Das kann kein Zufall sein: Während in der Kunsthalle Bielefeld noch eine große Ausstellung über den deutschen Symbolismus läuft, eröffnet das Belvedere in Wien eine Schau zum Symbolismus in Österreich. Nachdem er jahrzehntelang wenig Beachtung fand, wird plötzlich ein umfassender Gesamtüberblick über diese Kunstrichtung in ganz Mitteleuropa geboten.
Info
Dekadenz - Positionen des österreichischen Symbolismus
21.6.2013 - 13.10.2013
täglich 10 bis 18 Uhr, mittwochs 10 bis 21 Uhr im Unteren Belvedere, Rennweg 6, Wien
Katalog 42 €
Zuflucht bei der Kunst einst + jetzt
Das mag erklären, warum das Interesse am Symbolismus neu erwacht. Fortschrittsoptimismus ist passé; Schwindel erregende technische Neuerungen werden eher beargwöhnt, als dass man ihnen die Lösung von Menschheitsproblemen zutraut. Desillusionierte Zeitgenossen suchen Zuflucht bei der Kunst – vor allem bei Spielarten, deren Formenreichtum die Sinne betört. Davon bietet der Symbolismus reichlich.

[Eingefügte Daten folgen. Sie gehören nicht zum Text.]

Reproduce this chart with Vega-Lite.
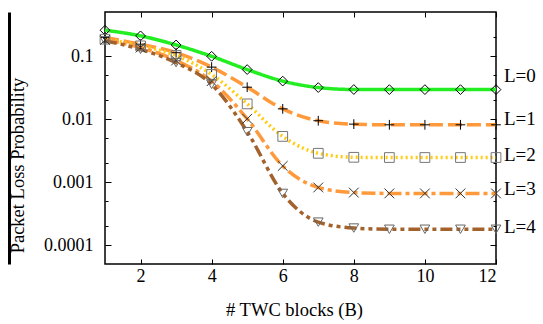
{
  "$schema": "https://vega.github.io/schema/vega-lite/v6.json",
  "width": 391,
  "height": 252,
  "autosize": {"type": "none"},
  "padding": {"left": 105, "top": 12, "right": 47, "bottom": 60},
  "background": "white",
  "config": {
    "view": {"stroke": "black", "strokeWidth": 1.5},
    "axis": {"domain": false, "grid": false, "labelFont": "Liberation Serif", "labelFontSize": 18, "labelColor": "black", "tickColor": "black", "tickWidth": 1, "titleFont": "Liberation Serif", "titleFontSize": 18.5, "titleFontWeight": "normal", "titleColor": "black"}
  },
  "datasets": {
    "curves": [
      {"B": 1, "L": "L=0", "p": 0.257}, {"B": 2, "L": "L=0", "p": 0.209}, {"B": 3, "L": "L=0", "p": 0.15}, {"B": 4, "L": "L=0", "p": 0.099}, {"B": 5, "L": "L=0", "p": 0.061}, {"B": 6, "L": "L=0", "p": 0.040}, {"B": 7, "L": "L=0", "p": 0.0316}, {"B": 8, "L": "L=0", "p": 0.0294}, {"B": 9, "L": "L=0", "p": 0.0293}, {"B": 10, "L": "L=0", "p": 0.0293}, {"B": 11, "L": "L=0", "p": 0.0293}, {"B": 12, "L": "L=0", "p": 0.0293},
      {"B": 1, "L": "L=1", "p": 0.197}, {"B": 2, "L": "L=1", "p": 0.154}, {"B": 3, "L": "L=1", "p": 0.113}, {"B": 4, "L": "L=1", "p": 0.0667}, {"B": 5, "L": "L=1", "p": 0.032}, {"B": 6, "L": "L=1", "p": 0.0145}, {"B": 7, "L": "L=1", "p": 0.0094}, {"B": 8, "L": "L=1", "p": 0.0083}, {"B": 9, "L": "L=1", "p": 0.0081}, {"B": 10, "L": "L=1", "p": 0.0081}, {"B": 11, "L": "L=1", "p": 0.0081}, {"B": 12, "L": "L=1", "p": 0.0081},
      {"B": 1, "L": "L=2", "p": 0.185}, {"B": 2, "L": "L=2", "p": 0.145}, {"B": 3, "L": "L=2", "p": 0.102}, {"B": 4, "L": "L=2", "p": 0.051}, {"B": 5, "L": "L=2", "p": 0.0174}, {"B": 6, "L": "L=2", "p": 0.0053}, {"B": 7, "L": "L=2", "p": 0.00286}, {"B": 8, "L": "L=2", "p": 0.00247}, {"B": 9, "L": "L=2", "p": 0.00245}, {"B": 10, "L": "L=2", "p": 0.00245}, {"B": 11, "L": "L=2", "p": 0.00245}, {"B": 12, "L": "L=2", "p": 0.00245},
      {"B": 1, "L": "L=3", "p": 0.18}, {"B": 2, "L": "L=3", "p": 0.136}, {"B": 3, "L": "L=3", "p": 0.085}, {"B": 4, "L": "L=3", "p": 0.040}, {"B": 5, "L": "L=3", "p": 0.0101}, {"B": 6, "L": "L=3", "p": 0.0018}, {"B": 7, "L": "L=3", "p": 0.00082}, {"B": 8, "L": "L=3", "p": 0.00068}, {"B": 9, "L": "L=3", "p": 0.00066}, {"B": 10, "L": "L=3", "p": 0.00066}, {"B": 11, "L": "L=3", "p": 0.00066}, {"B": 12, "L": "L=3", "p": 0.00066},
      {"B": 1, "L": "L=4", "p": 0.174}, {"B": 2, "L": "L=4", "p": 0.128}, {"B": 3, "L": "L=4", "p": 0.0785}, {"B": 4, "L": "L=4", "p": 0.0355}, {"B": 5, "L": "L=4", "p": 0.0063}, {"B": 6, "L": "L=4", "p": 0.00066}, {"B": 7, "L": "L=4", "p": 0.000231}, {"B": 8, "L": "L=4", "p": 0.000186}, {"B": 9, "L": "L=4", "p": 0.000178}, {"B": 10, "L": "L=4", "p": 0.000178}, {"B": 11, "L": "L=4", "p": 0.000178}, {"B": 12, "L": "L=4", "p": 0.000178}
    ],
    "labels": [
      {"B": 12, "L": "L=0", "p": 0.0474},
      {"B": 12, "L": "L=1", "p": 0.0101},
      {"B": 12, "L": "L=2", "p": 0.0027},
      {"B": 12, "L": "L=3", "p": 0.00078},
      {"B": 12, "L": "L=4", "p": 0.00019}
    ],
    "dummy": [{"a": 1}]
  },
  "resolve": {"scale": {"x": "independent", "y": "independent"}},
  "layer": [
    {
      "data": {"name": "curves"},
      "mark": {"type": "line", "interpolate": "monotone", "strokeWidth": 3.5},
      "encoding": {
        "x": {"field": "B", "type": "quantitative", "scale": {"domain": [1, 12], "nice": false, "zero": false},
          "axis": {"values": [2, 4, 6, 8, 10, 12], "tickSize": -5, "labelPadding": 8, "title": "# TWC blocks (B)", "titleX": 189, "titleY": 36}},
        "y": {"field": "p", "type": "quantitative", "scale": {"type": "log", "domain": [0.00005, 0.5], "nice": false},
          "axis": {"values": [0.1, 0.01, 0.001, 0.0001], "format": "~g", "tickSize": -6, "labelPadding": 18, "title": "Packet Loss Probability", "titleX": -78, "titleY": 153}},
        "color": {"field": "L", "type": "nominal", "scale": {"domain": ["L=0", "L=1", "L=2", "L=3", "L=4"], "range": ["#22ee22", "#ff9a3c", "#ffcc11", "#ff9a3c", "#a3622c"]}, "legend": null},
        "strokeDash": {"field": "L", "type": "nominal", "scale": {"domain": ["L=0", "L=1", "L=2", "L=3", "L=4"], "range": [[1, 0], [14, 5], [2, 3], [14, 4, 4, 4], [12, 4, 4, 4, 4, 4]]}, "legend": null}
      }
    },
    {
      "data": {"name": "curves"},
      "mark": {"type": "point", "filled": false, "strokeWidth": 1, "size": 95, "opacity": 1},
      "encoding": {
        "x": {"field": "B", "type": "quantitative", "scale": {"domain": [1, 12], "nice": false, "zero": false}, "axis": null},
        "y": {"field": "p", "type": "quantitative", "scale": {"type": "log", "domain": [0.00005, 0.5], "nice": false}, "axis": null},
        "shape": {"field": "L", "type": "nominal", "scale": {"domain": ["L=0", "L=1", "L=2", "L=3", "L=4"], "range": ["diamond", "M-1,0L1,0M0,-1L0,1", "square", "M-1,-1L1,1M-1,1L1,-1", "triangle-down"]}, "legend": null},
        "stroke": {"field": "L", "type": "nominal", "scale": {"domain": ["L=0", "L=1", "L=2", "L=3", "L=4"], "range": ["#000000", "#000000", "#777777", "#333333", "#666666"]}, "legend": null}
      }
    },
    {
      "data": {"name": "labels"},
      "mark": {"type": "text", "align": "left", "baseline": "middle", "dx": 8, "font": "Liberation Serif", "fontSize": 19, "color": "black"},
      "encoding": {
        "x": {"field": "B", "type": "quantitative", "scale": {"domain": [1, 12], "nice": false, "zero": false}, "axis": null},
        "y": {"field": "p", "type": "quantitative", "scale": {"type": "log", "domain": [0.00005, 0.5], "nice": false}, "axis": null},
        "text": {"field": "L"}
      }
    },
    {
      "data": {"name": "dummy"},
      "mark": {"type": "point", "opacity": 0},
      "encoding": {
        "x": {"datum": 6, "type": "quantitative", "scale": {"domain": [1, 12], "nice": false, "zero": false},
          "axis": {"orient": "top", "values": [2, 4, 6, 8, 10, 12], "tickSize": -5, "labels": false, "title": null}},
        "y": {"datum": 0.01, "type": "quantitative", "scale": {"type": "log", "domain": [0.00005, 0.5], "nice": false},
          "axis": {"orient": "right", "values": [0.1, 0.01, 0.001, 0.0001], "tickSize": -6, "labels": false, "title": null}}
      }
    },
    {
      "data": {"name": "dummy"},
      "mark": {"type": "point", "opacity": 0},
      "encoding": {
        "y": {"datum": 0.01, "type": "quantitative", "scale": {"type": "log", "domain": [0.00005, 0.5], "nice": false},
          "axis": {"orient": "left", "values": [0.2, 0.05, 0.02, 0.005, 0.002, 0.0005, 0.0002], "tickSize": -3, "labels": false, "title": null}}
      }
    },
    {
      "data": {"name": "dummy"},
      "mark": {"type": "point", "opacity": 0},
      "encoding": {
        "y": {"datum": 0.01, "type": "quantitative", "scale": {"type": "log", "domain": [0.00005, 0.5], "nice": false},
          "axis": {"orient": "right", "values": [0.2, 0.05, 0.02, 0.005, 0.002, 0.0005, 0.0002], "tickSize": -3, "labels": false, "title": null}}
      }
    },
    {
      "data": {"name": "dummy"},
      "mark": {"type": "point", "opacity": 0},
      "encoding": {
        "y": {"datum": 0.01, "type": "quantitative", "scale": {"type": "log", "domain": [0.00005, 0.5], "nice": false},
          "axis": {"orient": "left", "offset": 96, "domain": true, "domainWidth": 3, "domainColor": "black", "ticks": false, "labels": false, "title": null}}
      }
    }
  ]
}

Impressionen der Ausstellung
Acht Meter langer Kunst-Altar
Insbesondere in seiner österreichischen Variante, fasst man den Begriff weit genug. Die rund 120 gezeigten Werke, überwiegend aus der Belvedere-Sammlung, entstanden fast alle vor 1914: Das Habsburger Reich war ein Vielvölkerstaat und Wien eine kosmopolitische Metropole, die Künstler aus ganz Europa anzog. Ausländer wie der Belgier Fernand Khnopff oder die Deutschen Max Klinger und Franz von Stuck feierten hier große Erfolge.
Von ihnen sind wegweisende Arbeiten zu sehen: etwa Klingers riesiges „Urteil des Paris“ von 1887. Das fast acht Meter lange Triptychon ist weit mehr als ein Gemälde: Mit üppig beschnitztem und vergoldeten Rahmen, massivem Sockel in Marmor-Optik und drei aufgesetzten Figuren-Plastiken ähnelt es eher einem Kunst-Altar.
Waldpfad als Eingang ins Paradies
Wobei alle Elemente aufeinander bezogen sind: Rahmen und Sockel hören auf, reine Leinwand-Einfassungen zu sein, und werden integraler Teil des Werks. Sie vermitteln die Bild- mit der Außenwelt und lösen damit die Grenze zwischen beiden Sphären auf; dieses Eindringen der Kunst in die Wirklichkeit sollten diverse Spielarten der Klassischen Moderne weitertreiben.
Die Schau versammelt einige solcher monumentalen Triptychen. Assoziationen zu gotischen Altären waren beabsichtigt; sie sollten ähnlich weihevolle Ehrfurcht einflößen. Dazu passten (quasi-)christliche Bildthemen. Wilhelm List schuf 1905 ein dreiteiliges Ensemble über die „Heilige Elisabeth“, Wilhelm Bernatzik 1904 das Triptychon „Eingang ins Paradies“. Der sieht wie ein Waldpfad aus: Zwei Engel bewachen ihn, während er sich ins Irgendwo schlängelt.